Laying the Foundation: Choosing the Tools

The first crucial decision was to build something that fully reflects my mindset as an aspiring cybersecurity specialist. I wanted complete control over my environment, a deep understanding of every layer, and independence from large hosting providers.

I chose the Raspberry Pi 5 with 8GB RAM as the foundation. It’s a small yet powerful device, capable of hosting a full web application, while remaining energy efficient and quiet enough to run at home 24/7. This choice aligned perfectly with my goal to learn system administration hands-on.

After comparing several blogging platforms, I decided on Ghost for multiple reasons:

  • It has a clean, minimalist interface that aligns with the seriousness of cybersecurity writing.
  • Ghost is open-source, giving me the freedom to customize themes and behavior as needed.
  • The platform is fast and optimized for performance, which is critical even on limited hardware.

Choosing self-hosted Ghost over managed platforms meant I would be fully responsible for every aspect of deployment and security — exactly what I wanted.

Setting Up the Raspberry Pi

When my Raspberry Pi arrived, I began with the basics:

  • Flashed the latest Raspberry Pi OS onto a microSD card using a USB stick and Raspberry Pi Imager.
  • Enabled SSH access by placing an empty ssh file into the boot partition, allowing me to manage the Pi remotely from my main workstation.
  • Connected the Pi to my network via Ethernet to ensure maximum stability, knowing that even minor network issues could disrupt availability.

From there, I could control everything via terminal on my Windows PC. This workflow immediately began to simulate a real-world server management experience.

Additionally, I set a static IP for the Pi within my router settings to avoid issues with dynamic internal IP allocation. This step is essential for reliable port forwarding and internal management.

Preparing the Web Server Environment

Next, I prepared the Raspberry Pi for running production-grade web services. My checklist included:

  • Installing Node.js and npm, as they are core dependencies for Ghost.
  • Setting up MySQL to serve as the backend database.

Database configuration involved:

  • Creating a dedicated database: ghostdb.
  • Setting up a new MySQL user: ghostuser, ensuring it had only the necessary permissions (SELECT, INSERT, UPDATE, DELETE).
  • Securing the MySQL installation by disabling remote root access and removing default test databases.

By following these best practices, I ensured the database would be reliable and secure enough to serve as the backbone of my blog.

Installing and Configuring Ghost

With the environment prepared, I proceeded to install Ghost:

  • Installed Ghost CLI, which greatly simplifies installation and management tasks.
  • Initialized Ghost in /var/www/ghost/, choosing a clean directory to keep the setup organized.

Key configuration points:

  • Set the URL to the future production domain: zero-day.is.
  • Linked Ghost to the ghostdb database.
  • Configured Ghost to listen on 0.0.0.0, enabling external access.
  • Adjusted the Raspberry Pi firewall to open port 2368, Ghost’s default port.

After installation, I tested the local setup by accessing the Pi’s IP and port, confirming that Ghost was running correctly.

To enhance the visual identity of my blog, I selected the Solo theme.
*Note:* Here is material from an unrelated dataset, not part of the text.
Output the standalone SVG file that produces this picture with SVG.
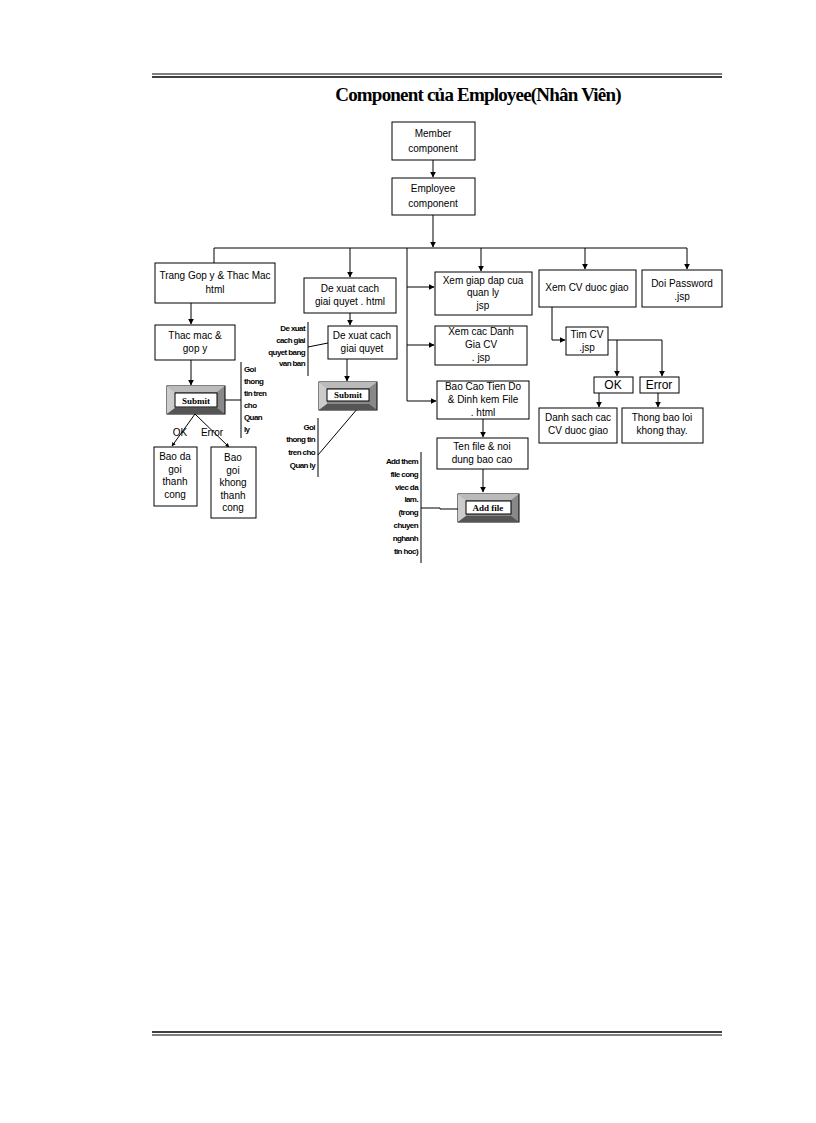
<svg xmlns="http://www.w3.org/2000/svg" width="816" height="1123" viewBox="0 0 816 1123">
<defs>
<marker id="a" viewBox="0 0 10 10" refX="9" refY="5" markerWidth="6" markerHeight="6" orient="auto"><path d="M0,0L10,5L0,10z" fill="#000"/></marker>
<marker id="b" viewBox="0 0 10 10" refX="9" refY="5" markerWidth="4" markerHeight="4" orient="auto"><path d="M0,0L10,5L0,10z" fill="#000"/></marker>
</defs>
<style>
.n rect{fill:#fff;stroke:#000;stroke-width:1}
text{font-family:"Liberation Sans",Arial,sans-serif;font-size:10px;text-anchor:middle;fill:#000}
.s{font-size:8px;font-weight:bold;letter-spacing:-0.6px}
.l{text-anchor:start}
.r{text-anchor:end}
.c line,.c path{stroke:#000;stroke-width:1;fill:none}
.btn text{font-family:"Liberation Serif",serif;font-weight:bold;font-size:9px}
</style>
<rect width="816" height="1123" fill="#fff"/>
<line x1="152" y1="74" x2="722" y2="74" stroke="#000"/><line x1="152" y1="77" x2="722" y2="77" stroke="#000" stroke-width="1.5"/>
<line x1="152" y1="1032" x2="722" y2="1032" stroke="#000" stroke-width="1.5"/><line x1="152" y1="1035" x2="722" y2="1035" stroke="#000"/>
<text x="478" y="101" style="font-family:'Liberation Serif',serif;font-weight:bold;font-size:19px;letter-spacing:-0.8px">Component của Employee(Nhân Viên)</text>
<g class="c">
<line x1="433" y1="160" x2="433" y2="177" marker-end="url(#a)"/>
<line x1="433" y1="215" x2="433" y2="247" stroke-width="2" marker-end="url(#a)"/>
<line x1="214" y1="248" x2="687" y2="248"/>
<line x1="214" y1="248" x2="214" y2="263"/>
<line x1="350" y1="248" x2="350" y2="277" marker-end="url(#a)"/>
<line x1="407" y1="248" x2="407" y2="401"/>
<line x1="481" y1="248" x2="481" y2="271" marker-end="url(#a)"/>
<line x1="585" y1="248" x2="585" y2="269" marker-end="url(#a)"/>
<line x1="687" y1="248" x2="687" y2="269" marker-end="url(#a)"/>
<line x1="407" y1="287" x2="434" y2="287" marker-end="url(#a)"/>
<line x1="407" y1="345" x2="434" y2="345" marker-end="url(#a)"/>
<line x1="407" y1="401" x2="436" y2="401" marker-end="url(#a)"/>
<line x1="483" y1="419" x2="483" y2="437" marker-end="url(#a)"/>
<line x1="483" y1="469" x2="483" y2="492" marker-end="url(#a)"/>
<path d="M421,508H440V509H458"/>
<line x1="421" y1="452" x2="421" y2="563"/>
<path d="M552,307V340H565" marker-end="url(#a)"/>
<path d="M608,340H662V376" marker-end="url(#a)"/>
<line x1="617" y1="340" x2="617" y2="376" marker-end="url(#a)"/>
<line x1="599" y1="393" x2="599" y2="407" marker-end="url(#a)"/>
<line x1="658" y1="393" x2="658" y2="407" marker-end="url(#a)"/>
<line x1="191" y1="303" x2="191" y2="324" marker-end="url(#a)"/>
<line x1="191" y1="360" x2="191" y2="385" marker-end="url(#a)"/>
<line x1="225" y1="400" x2="241" y2="400"/>
<line x1="241" y1="362" x2="241" y2="438"/>
<line x1="195" y1="414" x2="172" y2="446" marker-end="url(#b)"/>
<line x1="195" y1="414" x2="229" y2="447" marker-end="url(#b)"/>
<line x1="350" y1="313" x2="350" y2="325" marker-end="url(#a)"/>
<line x1="308" y1="322" x2="308" y2="376"/>
<line x1="308" y1="347" x2="328" y2="343"/>
<line x1="347" y1="359" x2="347" y2="381" marker-end="url(#a)"/>
<line x1="364" y1="401" x2="318" y2="455"/>
<line x1="318" y1="418" x2="318" y2="477"/>
</g>
<g id="member" class="n"><rect x="392" y="122" width="83" height="38"/><text x="433" y="137">Member</text><text x="433" y="152">component</text></g>
<g id="employee" class="n"><rect x="392" y="178" width="83" height="37"/><text x="433" y="192">Employee</text><text x="433" y="207">component</text></g>
<g id="trang" class="n"><rect x="155" y="263" width="120" height="40"/><text x="215" y="279">Trang Gop y &amp; Thac Mac</text><text x="215" y="293">html</text></g>
<g id="dexuat1" class="n"><rect x="304" y="278" width="92" height="35"/><text x="350" y="292">De xuat cach</text><text x="350" y="305">giai quyet . html</text></g>
<g id="xemgiap" class="n"><rect x="435" y="272" width="97" height="43"/><text x="483" y="284">Xem giap dap cua</text><text x="483" y="296">quan ly</text><text x="483" y="309">jsp</text></g>
<g id="xemcv" class="n"><rect x="539" y="270" width="97" height="37"/><text x="587" y="291">Xem CV duoc giao</text></g>
<g id="doipw" class="n"><rect x="642" y="270" width="80" height="37"/><text x="682" y="287">Doi Password</text><text x="682" y="300">.jsp</text></g>
<g id="xemdanh" class="n"><rect x="435" y="326" width="92" height="39"/><text x="481" y="335">Xem cac Danh</text><text x="481" y="348">Gia CV</text><text x="481" y="361">. jsp</text></g>
<g id="baocao" class="n"><rect x="437" y="381" width="92" height="38"/><text x="483" y="390">Bao Cao Tien  Do</text><text x="483" y="403">&amp; Dinh kem File</text><text x="483" y="416">. html</text></g>
<g id="tenfile" class="n"><rect x="437" y="438" width="91" height="31"/><text x="482" y="450">Ten file &amp; noi</text><text x="482" y="463">dung bao cao</text></g>
<g id="timcv" class="n"><rect x="566" y="327" width="42" height="28"/><text x="587" y="338">Tim CV</text><text x="587" y="351">.jsp</text></g>
<g id="ok" class="n"><rect x="594" y="377" width="39" height="16"/><text x="613" y="389" style="font-size:12px">OK</text></g>
<g id="error" class="n"><rect x="640" y="377" width="39" height="16"/><text x="659" y="389" style="font-size:12px">Error</text></g>
<g id="danhsach" class="n"><rect x="539" y="408" width="78" height="35"/><text x="578" y="421">Danh sach cac</text><text x="578" y="434">CV duoc giao</text></g>
<g id="thongbao" class="n"><rect x="622" y="408" width="81" height="35"/><text x="662" y="421">Thong bao loi</text><text x="662" y="434">khong thay.</text></g>
<g id="thacmac" class="n"><rect x="155" y="325" width="80" height="35"/><text x="195" y="339">Thac mac &amp;</text><text x="195" y="352">gop y</text></g>
<g id="dexuat2" class="n"><rect x="328" y="326" width="69" height="33"/><text x="362" y="339">De xuat cach</text><text x="362" y="352">giai quyet</text></g>
<g id="baoda" class="n"><rect x="154" y="447" width="43" height="59"/><text x="175" y="460">Bao da</text><text x="175" y="473">goi</text><text x="175" y="485">thanh</text><text x="175" y="498">cong</text></g>
<g id="baogoi" class="n"><rect x="211" y="447" width="45" height="71"/><text x="233" y="461">Bao</text><text x="233" y="474">goi</text><text x="233" y="486">khong</text><text x="233" y="499">thanh</text><text x="233" y="511">cong</text></g>
<g id="submit1" class="btn"><rect x="167" y="386" width="58" height="28" fill="#888" stroke="#000"/><path d="M167,386L175,392H217L225,386z" fill="#bbb"/><path d="M167,386L175,392V408L167,414z" fill="#ccc"/><path d="M167,414L175,408H217L225,414z" fill="#555"/><rect x="175" y="393" width="42" height="14" fill="#fff" stroke="#000"/><text x="196" y="404">Submit</text></g>
<g id="submit2" class="btn"><rect x="319" y="382" width="58" height="28" fill="#888" stroke="#000"/><path d="M319,382L327,388H369L377,382z" fill="#bbb"/><path d="M319,382L327,388V404L319,410z" fill="#ccc"/><path d="M319,410L327,404H369L377,410z" fill="#555"/><rect x="327" y="389" width="42" height="12" fill="#fff" stroke="#000"/><text x="348" y="398">Submit</text></g>
<g id="addfile" class="btn"><rect x="458" y="494" width="61" height="28" fill="#888" stroke="#000"/><path d="M458,494L466,500H511L519,494z" fill="#bbb"/><path d="M458,494L466,500V516L458,522z" fill="#ccc"/><path d="M458,522L466,516H511L519,522z" fill="#555"/><rect x="466" y="501" width="45" height="13" fill="#fff" stroke="#000"/><text x="488" y="511">Add file</text></g>
<g id="labels">
<text x="180" y="436" style="font-size:10px">OK</text><text x="212" y="436" style="font-size:10px">Error</text>
<text class="s l" x="244" y="372">Goi</text><text class="s l" x="244" y="384">thong</text><text class="s l" x="244" y="396">tin tren</text><text class="s l" x="244" y="408">cho</text><text class="s l" x="244" y="420">Quan</text><text class="s l" x="244" y="432">ly</text>
<text class="s r" x="305" y="331">De xuat</text><text class="s r" x="305" y="343">cach giai</text><text class="s r" x="305" y="355">quyet bang</text><text class="s r" x="305" y="366">van ban</text>
<text class="s r" x="315" y="430">Goi</text><text class="s r" x="315" y="442">thong tin</text><text class="s r" x="315" y="455">tren cho</text><text class="s r" x="315" y="468">Quan ly</text>
<text class="s r" x="418" y="464">Add them</text><text class="s r" x="418" y="477">file cong</text><text class="s r" x="418" y="490">viec da</text><text class="s r" x="418" y="502">lam.</text><text class="s r" x="418" y="515">(trong</text><text class="s r" x="418" y="528">chuyen</text><text class="s r" x="418" y="541">nghanh</text><text class="s r" x="418" y="554">tin hoc)</text>
</g>
</svg>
It is modern, professional, and perfectly suited for the type of content I planned to publish. I liked its clean lines and simplicity, which places the focus squarely on the written word.

Moving to the Internet: Domain and DNS Configuration

The next milestone was making my site globally accessible.

Because my home IP is dynamically assigned by my ISP, I integrated DuckDNS, a free dynamic DNS service:

  • Created an account and registered a subdomain.
  • Generated my personal DuckDNS token.
  • Wrote an update script for the Raspberry Pi and configured it to run automatically via cronjob every five minutes.

This ensured that my domain would always resolve to my current home IP, even after router reboots or ISP-assigned IP changes.

I also configured my router:

  • Opened ports 80 (HTTP) and 443 (HTTPS), forwarding them to my Raspberry Pi.
  • Confirmed these rules were properly applied and active.

DNS propagation took some time. Using tools like dig and dnschecker.org, I could confirm my DuckDNS domain resolved correctly from various global locations.

Once this step was complete, my server was reachable from anywhere in the world.

Securing the Setup: HTTPS and Firewall Hardening

Running a public-facing server required taking security seriously.

First, I installed UFW, the Uncomplicated Firewall:

  • Allowed only ports 22 (SSH), 80, and 443.
  • Blocked all other inbound traffic.

Next, I set up Fail2Ban to monitor for suspicious activity and automatically block IPs with repeated failed login attempts.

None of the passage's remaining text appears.